Sehingga kalau kita cari alasannya deret Fibonacci ini menjadi pilihan, maka alasan logisnya kemungkinan adalah :

  • untuk memasukkan unsur dinamis dalam estimasi untuk story yang tidak sederhana.

    Otak kita sebenarnya mudah untuk membandingkan 2 hal yang sederhana.

    4 deret pertama adalah point sederhana, yang merupakan kelipatan bulat dari angka sebelumnya. Kalau kita lihat story-story dengan nilai ½ , 1, 2, 3 biasanya adalah story sederhana yang dengan mudah kita kerjakan dan ketahui kerumitannya. Sederhana dalam hal ini juga adalah relatif tiap tim dan anggota tim.

    Dengan tingkat sederhana nya ini, maka dengan mudah kita akan melakukan pembobotan story point ½ , 1, 2, atau 3.

    Sementara story dengan story point 5, 8, dan selanjutnya adalah story tidak sederhana, ada komponen yang mungkin tidak kita ketahui detail, atau bisa saja kita ketahui nanti, atau bisa saja ada perubahan strategi untuk story tersebut, atau pengurangan dan penambahan scope. Hal ini merupakan sisi dinamis dari story-story yang tidak sederhana.

    Akan tetapi kita tidak punya cukup waktu untuk mengupas detail, dan mengetahui dari awal sisi dinamisnya, atau mengubah strategi nya agar story ini bisa selesai, sehingga yang diperlukan adalah estimasi kasar.

    Sehingga memilih 5 atau 8 untuk story adalah pilihan bersama tim.

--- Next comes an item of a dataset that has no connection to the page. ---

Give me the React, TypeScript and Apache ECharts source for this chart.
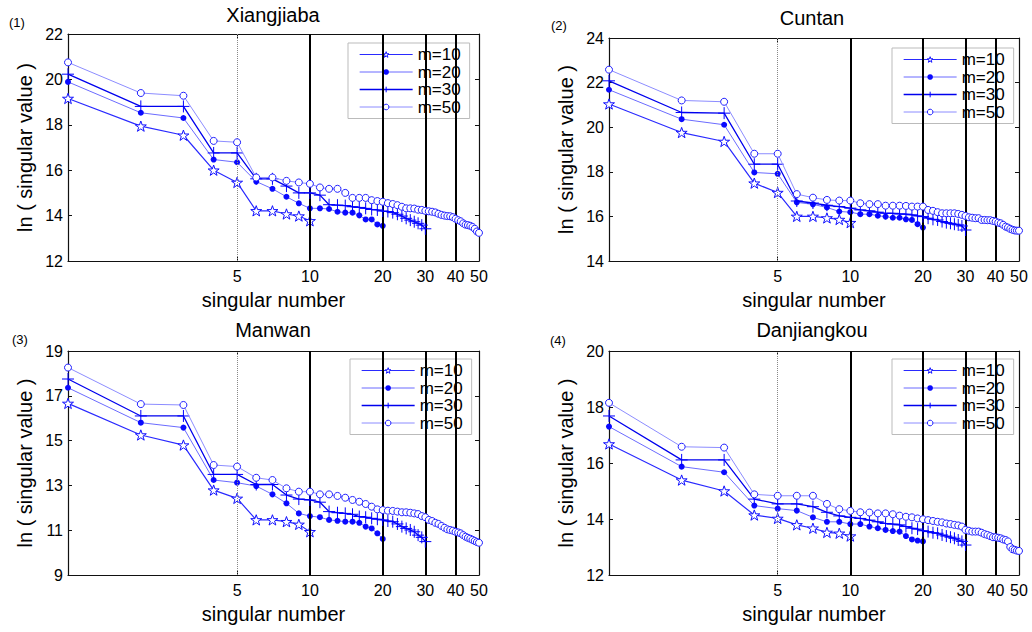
import React, { useEffect, useRef } from 'react';
import * as echarts from 'echarts';

// ---------- data ----------
const stations = ['Xiangjiaba', 'Cuntan', 'Manwan', 'Danjiangkou'];
const panelTags = ['(1)', '(2)', '(3)', '(4)'];
const seriesNames = ['m=10', 'm=20', 'm=30', 'm=50'];
const xTickValues = [5, 10, 20, 30, 40, 50];
const refLineValues = [5, 10, 20, 30, 40];
const yMins = [12, 14, 9, 12];
const yMaxs = [22, 24, 19, 20];
const yIntervals = [2, 2, 2, 2];

const xiangjiaba_m10 = [19.16, 17.94, 17.54, 16.0, 15.46, 14.21, 14.21, 14.07, 13.98, 13.77];
const xiangjiaba_m20 = [19.89, 18.53, 18.3, 16.47, 16.35, 15.5, 15.18, 14.83, 14.54, 14.32, 14.32, 14.29, 14.17, 14.13, 14.13, 14.01, 13.83, 13.83, 13.61, 13.55];
const xiangjiaba_m30 = [20.23, 18.81, 18.81, 16.76, 16.76, 15.62, 15.62, 15.3, 15.0, 15.0, 14.9, 14.48, 14.46, 14.44, 14.39, 14.36, 14.32, 14.27, 14.25, 14.2, 14.18, 14.13, 14.06, 13.98, 13.88, 13.8, 13.73, 13.66, 13.58, 13.42];
const xiangjiaba_m50 = [20.75, 19.4, 19.28, 17.29, 17.23, 15.68, 15.68, 15.53, 15.46, 15.4, 15.24, 15.18, 15.18, 15.0, 14.78, 14.78, 14.78, 14.68, 14.64, 14.61, 14.55, 14.51, 14.46, 14.39, 14.32, 14.32, 14.31, 14.26, 14.25, 14.21, 14.19, 14.17, 14.14, 14.08, 14.03, 14.0, 13.98, 13.97, 13.93, 13.86, 13.8, 13.75, 13.66, 13.6, 13.58, 13.55, 13.5, 13.42, 13.3, 13.24];

const cuntan_m10 = [21.04, 19.76, 19.36, 17.49, 17.07, 16.0, 16.0, 15.93, 15.86, 15.72];
const cuntan_m20 = [21.68, 20.36, 20.11, 17.97, 17.91, 16.63, 16.54, 16.4, 16.22, 16.19, 16.1, 16.1, 16.03, 15.99, 15.94, 15.94, 15.87, 15.84, 15.65, 15.5];
const cuntan_m30 = [22.08, 20.66, 20.63, 18.34, 18.34, 16.69, 16.6, 16.5, 16.44, 16.37, 16.29, 16.25, 16.19, 16.14, 16.14, 16.11, 16.1, 16.07, 16.02, 15.99, 15.92, 15.87, 15.84, 15.77, 15.72, 15.69, 15.65, 15.62, 15.57, 15.39];
const cuntan_m50 = [22.58, 21.2, 21.14, 18.81, 18.81, 17.0, 16.84, 16.74, 16.71, 16.71, 16.59, 16.55, 16.55, 16.48, 16.48, 16.48, 16.47, 16.44, 16.44, 16.44, 16.29, 16.25, 16.19, 16.14, 16.14, 16.14, 16.14, 16.11, 16.07, 16.02, 15.96, 15.94, 15.92, 15.92, 15.84, 15.84, 15.83, 15.83, 15.8, 15.77, 15.72, 15.69, 15.62, 15.54, 15.5, 15.44, 15.4, 15.37, 15.36, 15.36];

const manwan_m10 = [16.66, 15.25, 14.8, 12.79, 12.42, 11.46, 11.46, 11.38, 11.26, 10.93];
const manwan_m20 = [17.36, 15.8, 15.58, 13.24, 13.12, 12.97, 12.6, 12.2, 11.75, 11.63, 11.58, 11.46, 11.42, 11.38, 11.38, 11.33, 11.16, 11.08, 10.86, 10.61];
const manwan_m30 = [17.75, 16.1, 16.1, 13.49, 13.49, 13.04, 13.04, 12.57, 12.39, 12.35, 12.25, 11.83, 11.78, 11.75, 11.71, 11.61, 11.58, 11.53, 11.49, 11.46, 11.41, 11.38, 11.28, 11.16, 11.08, 11.01, 10.93, 10.78, 10.68, 10.49];
const manwan_m50 = [18.26, 16.63, 16.59, 13.91, 13.84, 13.34, 13.24, 12.87, 12.72, 12.72, 12.6, 12.6, 12.53, 12.45, 12.35, 12.27, 12.17, 12.05, 11.93, 11.9, 11.87, 11.86, 11.83, 11.8, 11.8, 11.78, 11.75, 11.72, 11.63, 11.58, 11.46, 11.41, 11.33, 11.28, 11.19, 11.11, 11.04, 11.01, 10.98, 10.93, 10.9, 10.86, 10.78, 10.71, 10.66, 10.62, 10.57, 10.52, 10.47, 10.44];

const danjiangkou_m10 = [16.68, 15.39, 15.0, 14.14, 14.02, 13.79, 13.67, 13.52, 13.49, 13.39];
const danjiangkou_m20 = [17.3, 15.87, 15.67, 14.48, 14.37, 14.3, 14.06, 13.9, 13.9, 13.82, 13.82, 13.73, 13.67, 13.61, 13.57, 13.55, 13.39, 13.27, 13.23, 13.2];
const danjiangkou_m30 = [17.68, 16.11, 16.11, 14.71, 14.54, 14.54, 14.44, 14.24, 14.11, 14.06, 14.02, 13.96, 13.9, 13.84, 13.82, 13.79, 13.73, 13.67, 13.64, 13.58, 13.55, 13.51, 13.49, 13.43, 13.39, 13.35, 13.31, 13.25, 13.2, 13.07];
const danjiangkou_m50 = [18.15, 16.58, 16.55, 14.88, 14.83, 14.83, 14.83, 14.54, 14.35, 14.29, 14.24, 14.23, 14.2, 14.2, 14.17, 14.12, 14.08, 14.06, 14.02, 13.99, 13.96, 13.93, 13.9, 13.88, 13.84, 13.82, 13.79, 13.77, 13.73, 13.61, 13.58, 13.55, 13.55, 13.55, 13.51, 13.46, 13.43, 13.39, 13.35, 13.35, 13.33, 13.31, 13.27, 13.25, 13.2, 13.0, 12.92, 12.9, 12.87, 12.86];

const panelSeries = [
  [xiangjiaba_m10, xiangjiaba_m20, xiangjiaba_m30, xiangjiaba_m50],
  [cuntan_m10, cuntan_m20, cuntan_m30, cuntan_m50],
  [manwan_m10, manwan_m20, manwan_m30, manwan_m50],
  [danjiangkou_m10, danjiangkou_m20, danjiangkou_m30, danjiangkou_m50],
];

// ---------- layout / style ----------
const FONT = '"Liberation Sans", Arial, Helvetica, sans-serif';
const grids = [
  { left: 68, top: 34, width: 411, height: 227 },
  { left: 609, top: 38, width: 410, height: 223 },
  { left: 68, top: 351, width: 411, height: 224 },
  { left: 609, top: 351, width: 410, height: 224 },
];
const titlePos = [
  { x: 273, y: 15 },
  { x: 812, y: 18 },
  { x: 273, y: 330 },
  { x: 812, y: 330 },
];
const tagPos = [
  { x: 9, y: 22 },
  { x: 551, y: 25 },
  { x: 12, y: 339 },
  { x: 550, y: 340 },
];
const legendPos = [
  { left: 348, top: 43 },
  { left: 892, top: 48 },
  { left: 350, top: 359 },
  { left: 892, top: 359 },
];

const STAR = 'path://M50,2 L61.8,36.2 L97.6,36.2 L68.6,57.4 L79.4,91.6 L50,70.6 L20.6,91.6 L31.4,57.4 L2.4,36.2 L38.2,36.2 Z';
const PLUS = 'path://M0,50 L100,50 M50,0 L50,100';

const seriesStyles = [
  { symbol: STAR, symbolSize: 11, line: { color: '#2a2aff', width: 1.2 }, item: { color: '#ffffff', borderColor: '#1010ff', borderWidth: 1 } },
  { symbol: 'circle', symbolSize: 6, line: { color: '#6b6bff', width: 1 }, item: { color: '#0a0aff', borderColor: '#0a0aff', borderWidth: 0 } },
  { symbol: PLUS, symbolSize: 12, line: { color: '#0000ee', width: 1.3 }, item: { color: '#0000ff', borderColor: '#0000ff', borderWidth: 1 } },
  { symbol: 'circle', symbolSize: 7, line: { color: '#8c8cff', width: 1 }, item: { color: '#ffffff', borderColor: '#2020ff', borderWidth: 1 } },
];

function buildOption() {
  const xAxis: any[] = [];
  const yAxis: any[] = [];
  const series: any[] = [];
  const graphic: any[] = [];
  const legend: any[] = [];

  grids.forEach((g, i) => {
    xAxis.push({
      type: 'log', logBase: 10, gridIndex: i, min: 1, max: 50, position: 'bottom',
      name: 'singular number', nameLocation: 'middle', nameGap: 29,
      nameTextStyle: { fontSize: 20, color: '#000', fontFamily: FONT },
      axisLine: { show: true, lineStyle: { color: '#111', width: 1.2 } },
      axisTick: { show: true, inside: true, length: 4, customValues: refLineValues, lineStyle: { color: '#111' } },
      axisLabel: { show: true, customValues: xTickValues, margin: 7, fontSize: 16, color: '#000', fontFamily: FONT },
      minorTick: { show: false }, splitLine: { show: false }, minorSplitLine: { show: false },
    });
    yAxis.push({
      type: 'value', gridIndex: i, min: yMins[i], max: yMaxs[i], interval: yIntervals[i], position: 'left',
      name: 'ln ( singular value )', nameLocation: 'middle', nameGap: 33, nameRotate: 90,
      nameTextStyle: { fontSize: 20, color: '#000', fontFamily: FONT },
      axisLine: { show: true, lineStyle: { color: '#111', width: 1.2 } },
      axisTick: { show: true, inside: true, length: 4, lineStyle: { color: '#111' } },
      axisLabel: { show: true, margin: 5, fontSize: 16, color: '#000', fontFamily: FONT },
      splitLine: { show: false },
    });
  });
  grids.forEach((g, i) => {
    xAxis.push({
      type: 'log', logBase: 10, gridIndex: i, min: 1, max: 50, position: 'top',
      axisLine: { show: true, onZero: false, lineStyle: { color: '#111', width: 1.2 } },
      axisTick: { show: true, inside: true, length: 4, customValues: refLineValues, lineStyle: { color: '#111' } },
      axisLabel: { show: false }, splitLine: { show: false }, minorTick: { show: false },
    });
    yAxis.push({
      type: 'value', gridIndex: i, min: yMins[i], max: yMaxs[i], interval: yIntervals[i], position: 'right',
      axisLine: { show: true, onZero: false, lineStyle: { color: '#111', width: 1.2 } },
      axisTick: { show: true, inside: true, length: 4, lineStyle: { color: '#111' } },
      axisLabel: { show: false }, splitLine: { show: false },
    });
  });

  panelSeries.forEach((group, p) => {
    group.forEach((vals, k) => {
      const st = seriesStyles[k];
      const s: any = {
        type: 'line', name: seriesNames[k], xAxisIndex: p, yAxisIndex: p,
        data: vals.map((v, idx) => [idx + 1, v]),
        symbol: st.symbol, symbolSize: st.symbolSize, symbolKeepAspect: true,
        showAllSymbol: true,
        lineStyle: st.line, itemStyle: st.item,
        emphasis: { disabled: true }, silent: true, z: 3 + k,
      };
      if (k === 0) {
        s.markLine = {
          silent: true, symbol: ['none', 'none'], label: { show: false }, animation: false,
          data: refLineValues.map((v, j) => ({
            xAxis: v,
            lineStyle: j === 0
              ? { color: '#888', width: 1, type: 'dotted' }
              : { color: '#000', width: 2, type: 'solid' },
          })),
        };
      }
      series.push(s);
    });

    graphic.push({
      type: 'text', x: titlePos[p].x, y: titlePos[p].y, silent: true,
      style: { text: stations[p], fill: '#000', font: `20px ${FONT}`, align: 'center', verticalAlign: 'middle' },
    });
    graphic.push({
      type: 'text', x: tagPos[p].x, y: tagPos[p].y, silent: true,
      style: { text: panelTags[p], fill: '#000', font: `13px ${FONT}`, align: 'left', verticalAlign: 'middle' },
    });

    legend.push({
      show: true, orient: 'vertical', left: legendPos[p].left, top: legendPos[p].top,
      data: seriesNames.map((n, k) => ({
        name: n,
        itemStyle: { ...seriesStyles[k].item },
        lineStyle: { ...seriesStyles[k].line },
      })),
      selectedMode: false,
      itemWidth: 53, itemHeight: 7, itemGap: 0.5,
      backgroundColor: '#fff', borderColor: '#bbb', borderWidth: 1, borderRadius: 0,
      padding: [3, 9, 3, 11],
      textStyle: { fontSize: 17, color: '#000', fontFamily: FONT, lineHeight: 15.5 },
    });
  });

  return {
    animation: false,
    backgroundColor: '#fff',
    textStyle: { fontFamily: FONT },
    grid: grids.map((g) => ({ ...g, containLabel: false, outerBoundsMode: 'none' })),
    xAxis, yAxis, series, legend, graphic,
  };
}

export default function App() {
  const ref = useRef<HTMLDivElement>(null);
  useEffect(() => {
    document.body.style.margin = '0';
    if (!ref.current) return;
    const chart = echarts.init(ref.current, null, { renderer: 'svg' });
    chart.setOption(buildOption() as any);
    return () => chart.dispose();
  }, []);
  return <div ref={ref} style={{ width: 1032, height: 632 }} />;
}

Kalau memang story pointnya lebih sulit dari story yang diboboti story point 3, maka dengan story point 5, maka story tersebut mesti selesai dengan scope yang lebih kecil ketika ternyata realnya adalah story point 6.

    Tetapi kalau diboboti dengan 8, maka mungkin ada perbaikan dan penambahan kualitas dari pekerjaannya karena misalnya ternyata realnya adalah story point 6.

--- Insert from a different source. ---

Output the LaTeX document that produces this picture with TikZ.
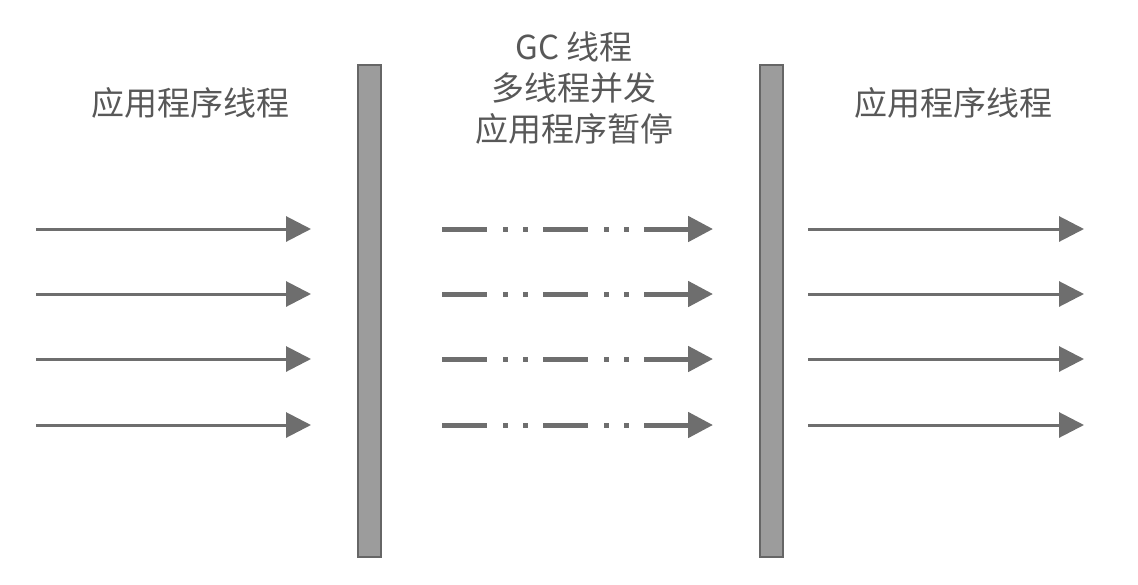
\documentclass[tikz,border=0pt]{standalone}
\usepackage{fontspec}
\newfontfamily\cjk{Noto Sans CJK SC}
\usetikzlibrary{arrows.meta}
\definecolor{arr}{HTML}{6E6E6E}
\definecolor{txt}{HTML}{585858}
\definecolor{barfill}{HTML}{9C9C9C}
\definecolor{barline}{HTML}{666666}
\tikzset{
  lbl/.style={text=txt, font=\cjk\fontsize{33}{41}\selectfont, align=center, inner sep=0pt},
  thr/.style={draw=arr, line width=3pt, -{Triangle[length=25pt,width=25pt]}},
  gcthr/.style={draw=arr, line width=5pt, dash pattern=on 45pt off 16pt on 5pt off 15pt on 5pt off 15pt, -{Triangle[length=25pt,width=25pt]}},
  barbox/.style={draw=barline, fill=barfill, line width=2pt, minimum width=23pt, minimum height=492pt, inner sep=0pt}
}
\begin{document}
\begin{tikzpicture}[x=1pt,y=-1pt]
\useasboundingbox (0,0) rectangle (1138,584);
\node[barbox] (b1) at (369,311) {};
\node[barbox] (b2) at (771,311) {};
\node[lbl] (t1) at (190,103) {应用程序线程};
\node[lbl] (t2) at (574,88) {GC 线程\\多线程并发\\应用程序暂停};
\node[lbl] (t3) at (953,103) {应用程序线程};
\foreach \i/\y in {1/229,2/294,3/359,4/425}{
  \coordinate (la\i) at (36,\y); \coordinate (lb\i) at (311,\y);
  \coordinate (ma\i) at (442,\y); \coordinate (mb\i) at (713,\y);
  \coordinate (ra\i) at (808,\y); \coordinate (rb\i) at (1084,\y);
  \draw[thr] (la\i) -- (lb\i);
  \draw[gcthr] (ma\i) -- (mb\i);
  \draw[thr] (ra\i) -- (rb\i);
}
\end{tikzpicture}
\end{document}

  • Pemilihan story point juga akan membuat abstraksi dalam mental mindset mengenai bagaimana seharusnya sebuah story diselesaikan.

    Kembali contoh diatas, ketika ternyata realnya di implementasinya adalah story point 6, maka dengan story point 8, ada mindset dan dinamika story bahwa story tersebut disempurnakan dengan penambahan kualitas atau scope.

    Begitu pula ketika realnya story point 6, dan ternyata di awal diestimasi dengan 5, maka mungkin akan ada dinamika tim untuk pengurangan scope dan kualitas dalam pengerjaan storynya.

  • memaksa Product Owner untuk membuat story dalam bentuk yang cukup kecil agar mudah diestimasi, dideliver dengan tingkat keakuratan estimasi yang memadai.

    Pembobotan story point ini juga berguna untuk melatih Product Owner dan tim untuk membuat story yang INVEST (Independent, Negotiable, Valuable, Estimable, Small, Testable).

    Ketidak sesuaian estimasi untuk story dengan story point tinggi akan membuat ketidak konsistenan antara sprint, dan akhirnya membuat tim perlu mengevaluasi story agar lebih akurat dengan kapasitas tim.

  • mempercepat estimasi untuk story dengan tingkatan kerumitan tinggi.

    Story dengan tingkat kerumitan tinggi membutuhkan analisa yang tajam dan lengkap agar bisa diestimasi. Banyak komponen yang mesti dilihat, resiko yang tidak kita sadari, atau multiplikasi kerumitan ketika ada hambatan yang dihadapi nantinya waktu implementasi.

    Menghabiskan waktu untuk akurat terhadap story jenis ini membuang waktu. Cukup estimasi dengan pola estimasi optimis atau pesimis, lalu implementasikanlah. Kalau optimis misalnya story point menjadi 5, kalau pesimis, maka story point menjadi 8. Kalau ternyata tidak sesuai estimasi kita tersebut di dalam pelaksanaan, maka kualitas dan scopenya bisa diubah, atau ditambahkan atau dikurangi dengan story yang lain.

    Ketidak akuratan ini bisa menjadi input di dalam sprint retro dan menginisiasi pembuatan story yang lebih kecil dan mudah diestimasi sesuai dengan kapasitas tim. Yang penting tim bisa bekerja untuk menyelesaikan tugasnya dan goalnya di sprint tersebut.